-- Begin --
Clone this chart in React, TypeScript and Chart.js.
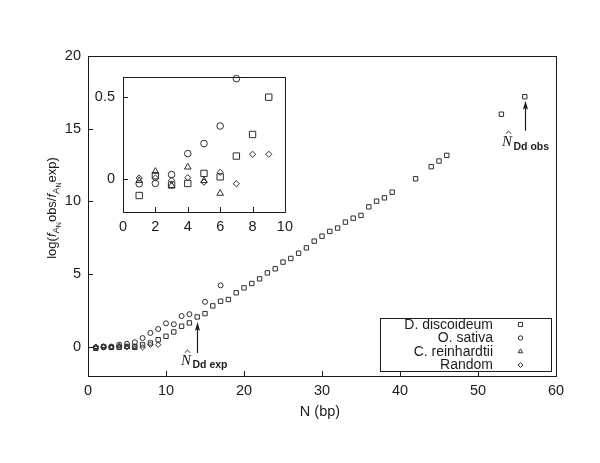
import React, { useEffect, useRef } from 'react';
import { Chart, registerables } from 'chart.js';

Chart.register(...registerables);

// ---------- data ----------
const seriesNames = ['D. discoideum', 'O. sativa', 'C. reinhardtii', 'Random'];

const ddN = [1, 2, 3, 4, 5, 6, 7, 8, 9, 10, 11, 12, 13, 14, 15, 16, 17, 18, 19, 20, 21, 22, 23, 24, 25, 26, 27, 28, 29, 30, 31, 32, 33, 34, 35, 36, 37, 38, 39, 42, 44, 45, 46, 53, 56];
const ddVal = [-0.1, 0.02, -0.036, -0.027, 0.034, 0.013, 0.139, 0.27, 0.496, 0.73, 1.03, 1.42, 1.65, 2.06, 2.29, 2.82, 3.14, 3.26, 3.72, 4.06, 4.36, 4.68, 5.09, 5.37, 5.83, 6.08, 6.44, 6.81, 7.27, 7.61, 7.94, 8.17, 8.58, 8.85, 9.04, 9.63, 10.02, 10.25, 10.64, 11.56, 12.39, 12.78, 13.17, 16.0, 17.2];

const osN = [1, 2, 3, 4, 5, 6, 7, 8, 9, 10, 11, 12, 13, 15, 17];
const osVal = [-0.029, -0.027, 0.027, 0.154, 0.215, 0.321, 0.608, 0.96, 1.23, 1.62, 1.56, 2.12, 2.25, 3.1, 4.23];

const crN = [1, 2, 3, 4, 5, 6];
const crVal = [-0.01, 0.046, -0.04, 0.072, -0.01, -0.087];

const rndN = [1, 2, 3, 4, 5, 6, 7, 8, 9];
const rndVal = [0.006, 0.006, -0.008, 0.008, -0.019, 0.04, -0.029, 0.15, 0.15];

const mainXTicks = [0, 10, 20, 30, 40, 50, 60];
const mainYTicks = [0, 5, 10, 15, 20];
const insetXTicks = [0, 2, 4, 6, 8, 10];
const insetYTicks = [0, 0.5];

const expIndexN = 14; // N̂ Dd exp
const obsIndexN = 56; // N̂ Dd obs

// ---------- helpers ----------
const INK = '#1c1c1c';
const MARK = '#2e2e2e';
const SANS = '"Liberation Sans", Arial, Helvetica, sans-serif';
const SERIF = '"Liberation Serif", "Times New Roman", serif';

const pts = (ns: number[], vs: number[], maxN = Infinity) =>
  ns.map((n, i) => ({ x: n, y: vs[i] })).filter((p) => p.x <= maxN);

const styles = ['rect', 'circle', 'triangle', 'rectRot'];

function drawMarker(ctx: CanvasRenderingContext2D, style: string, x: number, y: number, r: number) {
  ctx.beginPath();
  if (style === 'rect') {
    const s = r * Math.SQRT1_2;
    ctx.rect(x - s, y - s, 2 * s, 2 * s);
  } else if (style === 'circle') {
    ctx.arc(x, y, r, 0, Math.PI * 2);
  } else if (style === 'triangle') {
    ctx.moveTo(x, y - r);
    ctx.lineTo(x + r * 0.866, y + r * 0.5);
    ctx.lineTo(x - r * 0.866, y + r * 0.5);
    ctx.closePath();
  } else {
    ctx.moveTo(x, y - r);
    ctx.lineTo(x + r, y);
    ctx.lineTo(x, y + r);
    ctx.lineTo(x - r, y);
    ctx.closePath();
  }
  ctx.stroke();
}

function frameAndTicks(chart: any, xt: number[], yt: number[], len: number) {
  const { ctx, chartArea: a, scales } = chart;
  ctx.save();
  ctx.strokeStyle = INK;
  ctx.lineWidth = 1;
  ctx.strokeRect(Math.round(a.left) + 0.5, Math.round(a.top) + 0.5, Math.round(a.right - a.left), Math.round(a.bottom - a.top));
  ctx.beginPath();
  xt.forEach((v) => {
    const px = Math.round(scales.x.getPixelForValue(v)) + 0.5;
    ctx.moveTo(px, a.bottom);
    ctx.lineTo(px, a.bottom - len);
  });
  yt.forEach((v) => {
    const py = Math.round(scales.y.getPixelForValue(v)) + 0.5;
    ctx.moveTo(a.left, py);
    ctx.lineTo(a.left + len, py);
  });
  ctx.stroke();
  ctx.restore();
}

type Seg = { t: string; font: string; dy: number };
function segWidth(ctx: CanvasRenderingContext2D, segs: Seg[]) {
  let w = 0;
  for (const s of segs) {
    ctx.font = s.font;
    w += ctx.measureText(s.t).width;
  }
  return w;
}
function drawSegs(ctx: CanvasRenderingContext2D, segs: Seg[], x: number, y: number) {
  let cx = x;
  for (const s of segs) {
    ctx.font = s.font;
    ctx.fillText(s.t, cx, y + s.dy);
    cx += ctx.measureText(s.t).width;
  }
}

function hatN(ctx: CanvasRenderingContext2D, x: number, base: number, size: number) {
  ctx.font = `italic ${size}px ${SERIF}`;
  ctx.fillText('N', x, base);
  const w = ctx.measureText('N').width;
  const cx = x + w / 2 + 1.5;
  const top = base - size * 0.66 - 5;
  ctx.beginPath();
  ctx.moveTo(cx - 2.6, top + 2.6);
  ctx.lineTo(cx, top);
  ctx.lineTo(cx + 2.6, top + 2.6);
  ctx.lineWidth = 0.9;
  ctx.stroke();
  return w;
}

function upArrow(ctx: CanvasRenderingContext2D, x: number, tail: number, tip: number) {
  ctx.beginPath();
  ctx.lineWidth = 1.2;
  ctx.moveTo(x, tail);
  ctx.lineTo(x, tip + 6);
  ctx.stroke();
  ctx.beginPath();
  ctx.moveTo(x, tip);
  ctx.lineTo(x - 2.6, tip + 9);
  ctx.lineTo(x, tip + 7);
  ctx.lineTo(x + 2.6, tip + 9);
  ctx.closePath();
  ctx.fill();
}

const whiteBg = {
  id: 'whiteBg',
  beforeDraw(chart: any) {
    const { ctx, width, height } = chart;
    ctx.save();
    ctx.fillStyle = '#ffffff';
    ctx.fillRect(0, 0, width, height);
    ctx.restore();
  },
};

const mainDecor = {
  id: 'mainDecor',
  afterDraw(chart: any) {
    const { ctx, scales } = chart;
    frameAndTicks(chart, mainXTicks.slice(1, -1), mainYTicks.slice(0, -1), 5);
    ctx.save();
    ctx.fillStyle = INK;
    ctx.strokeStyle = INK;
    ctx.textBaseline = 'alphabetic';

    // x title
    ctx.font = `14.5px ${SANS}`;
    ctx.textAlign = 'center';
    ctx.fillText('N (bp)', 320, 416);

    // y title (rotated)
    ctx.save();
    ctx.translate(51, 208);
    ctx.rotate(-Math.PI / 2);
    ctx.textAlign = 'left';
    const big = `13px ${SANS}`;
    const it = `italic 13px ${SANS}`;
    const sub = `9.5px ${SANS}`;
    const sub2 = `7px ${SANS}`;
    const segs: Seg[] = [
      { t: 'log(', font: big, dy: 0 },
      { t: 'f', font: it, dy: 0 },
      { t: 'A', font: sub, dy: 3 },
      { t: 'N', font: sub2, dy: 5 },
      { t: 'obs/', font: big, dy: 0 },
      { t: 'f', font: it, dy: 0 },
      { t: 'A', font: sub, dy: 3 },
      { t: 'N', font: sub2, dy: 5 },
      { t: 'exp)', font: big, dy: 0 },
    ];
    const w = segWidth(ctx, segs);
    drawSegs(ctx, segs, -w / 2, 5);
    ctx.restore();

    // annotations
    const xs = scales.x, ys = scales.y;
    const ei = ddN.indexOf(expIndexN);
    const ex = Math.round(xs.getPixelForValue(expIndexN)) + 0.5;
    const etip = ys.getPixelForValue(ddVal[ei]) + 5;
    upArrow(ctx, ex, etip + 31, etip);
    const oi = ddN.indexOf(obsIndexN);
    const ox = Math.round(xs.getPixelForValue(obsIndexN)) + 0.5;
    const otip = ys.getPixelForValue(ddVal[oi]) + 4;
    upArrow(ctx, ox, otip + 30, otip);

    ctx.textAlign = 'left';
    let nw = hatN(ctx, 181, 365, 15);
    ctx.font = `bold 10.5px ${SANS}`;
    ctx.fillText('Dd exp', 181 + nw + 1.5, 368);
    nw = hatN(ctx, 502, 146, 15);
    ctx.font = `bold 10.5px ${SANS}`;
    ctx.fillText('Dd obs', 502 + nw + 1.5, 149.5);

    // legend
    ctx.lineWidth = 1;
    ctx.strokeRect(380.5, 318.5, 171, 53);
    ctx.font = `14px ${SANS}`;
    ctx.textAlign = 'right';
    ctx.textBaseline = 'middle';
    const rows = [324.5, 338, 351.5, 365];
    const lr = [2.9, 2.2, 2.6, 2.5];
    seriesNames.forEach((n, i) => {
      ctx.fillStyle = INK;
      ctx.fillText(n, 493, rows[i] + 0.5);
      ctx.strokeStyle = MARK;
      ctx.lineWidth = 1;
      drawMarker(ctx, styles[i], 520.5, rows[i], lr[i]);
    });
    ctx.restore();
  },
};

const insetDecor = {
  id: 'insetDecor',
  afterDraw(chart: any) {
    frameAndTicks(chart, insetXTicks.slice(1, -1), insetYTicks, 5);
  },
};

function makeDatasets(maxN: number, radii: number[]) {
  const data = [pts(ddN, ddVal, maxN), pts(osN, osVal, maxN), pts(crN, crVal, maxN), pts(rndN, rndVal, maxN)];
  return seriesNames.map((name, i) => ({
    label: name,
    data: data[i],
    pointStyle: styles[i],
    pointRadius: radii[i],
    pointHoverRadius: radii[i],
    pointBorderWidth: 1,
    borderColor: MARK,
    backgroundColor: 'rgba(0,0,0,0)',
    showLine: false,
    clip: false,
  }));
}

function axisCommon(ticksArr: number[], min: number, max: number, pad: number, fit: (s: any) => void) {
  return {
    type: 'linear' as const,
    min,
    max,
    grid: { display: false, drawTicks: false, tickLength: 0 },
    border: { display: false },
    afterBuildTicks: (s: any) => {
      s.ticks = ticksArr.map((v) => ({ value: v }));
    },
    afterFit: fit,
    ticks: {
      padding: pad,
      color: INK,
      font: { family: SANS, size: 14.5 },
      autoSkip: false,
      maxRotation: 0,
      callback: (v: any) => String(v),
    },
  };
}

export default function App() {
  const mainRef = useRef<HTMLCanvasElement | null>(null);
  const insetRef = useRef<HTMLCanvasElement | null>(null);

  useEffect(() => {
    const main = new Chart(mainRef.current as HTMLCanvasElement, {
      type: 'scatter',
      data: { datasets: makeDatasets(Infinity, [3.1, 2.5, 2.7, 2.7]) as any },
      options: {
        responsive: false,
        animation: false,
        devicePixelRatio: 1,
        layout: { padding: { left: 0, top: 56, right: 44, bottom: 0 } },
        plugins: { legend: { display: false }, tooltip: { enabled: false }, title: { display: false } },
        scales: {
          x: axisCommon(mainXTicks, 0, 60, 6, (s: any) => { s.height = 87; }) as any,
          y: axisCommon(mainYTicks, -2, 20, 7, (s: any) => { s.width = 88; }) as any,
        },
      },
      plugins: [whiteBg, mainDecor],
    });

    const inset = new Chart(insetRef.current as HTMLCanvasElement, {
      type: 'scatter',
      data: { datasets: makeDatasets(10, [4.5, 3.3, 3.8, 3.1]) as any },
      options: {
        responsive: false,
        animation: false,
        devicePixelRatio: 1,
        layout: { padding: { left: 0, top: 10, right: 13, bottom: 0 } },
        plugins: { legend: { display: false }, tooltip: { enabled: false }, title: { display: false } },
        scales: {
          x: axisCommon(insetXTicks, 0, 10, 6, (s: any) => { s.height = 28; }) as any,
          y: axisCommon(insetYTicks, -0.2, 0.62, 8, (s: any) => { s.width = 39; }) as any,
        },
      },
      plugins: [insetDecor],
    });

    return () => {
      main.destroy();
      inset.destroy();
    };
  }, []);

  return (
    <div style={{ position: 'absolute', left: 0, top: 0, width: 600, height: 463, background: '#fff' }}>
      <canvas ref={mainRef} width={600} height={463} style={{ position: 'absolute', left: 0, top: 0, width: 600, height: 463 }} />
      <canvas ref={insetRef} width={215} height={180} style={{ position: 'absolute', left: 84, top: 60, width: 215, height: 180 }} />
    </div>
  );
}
-- End --
▸ WHAT TO DO:
Starting at the top of the listing above, please restate word for word each line up to and including the one that holds "const seriesNames = ['D.", omitting every image.

▸ FULL OUTPUT:
Clone this chart in React, TypeScript and Chart.js.
import React, { useEffect, useRef } from 'react';
import { Chart, registerables } from 'chart.js';

Chart.register(...registerables);

// ---------- data ----------
const seriesNames = ['D. discoideum', 'O. sativa', 'C. reinhardtii', 'Random'];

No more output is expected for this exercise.